Kwarteng would enter the Treasury if appointed as a free marketeer and is likely to find his beliefs will face extraordinary challenges from the economic headwinds.
Read the full article here.
Updated at 08.37 EDT
The Tory former cabinet minister Liam Fox was speaking earlier to Sky News where he said it was “a bit surprising that we’re not hearing more from the chancellor” following the Bank of England’s forecast.
Fox, who is supporting Rishi Sunak in the leadership race, said he believes a recession is “inevitable” despite Liz Truss suggesting that is not the case.
He added:
What Liz seems to be saying is, at a time when we are already spending 85 billion on debt interest, twice as much as we’re spending on defence during a conflict in Europe, we should be borrowing even more money.

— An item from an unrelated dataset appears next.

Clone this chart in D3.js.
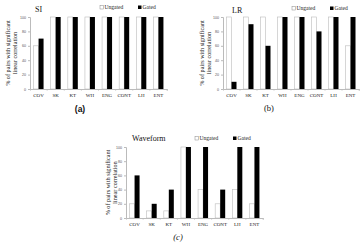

That’s been tried before. If there was an easy way to get out of the inflationary problem and growth, don’t you think it would have been done here or the United States or in Europe?
He went on to say:
There is a global inflation element to deal with here. The question is how do we do that? My view is you deal with inflation first. Get control of borrowing. Then you take the measures to help grow the economy. And then you start to think about reducing taxes.
Updated at 07.31 EDT
Sunak comment one of the dumbest things I’ve ever heard from a politician, says Tory minister
Conservative politicians have been responding to Rishi Sunak’s remarks that he had been working to divert funding from “deprived urban areas” towards more prosperous towns.
Foreign Office minister Zac Goldsmith said the leaked video was “one of the weirdest – and dumbest – things I’ve ever heard from a politician”.
Jake Berry, the chairman of the Northern Research Group of Tory MPs, said that in public Sunak “claims he wants to level up the North, but here, he boasts about trying to funnel vital investment away from deprived areas”.
But supporters of Sunak rallied around him, with Conservative Tees Valley mayor Ben Houchen arguing Boris Johnson led the party to electoral victory on a pledge to invest in areas “that have been ignored at the expense of urban cities”.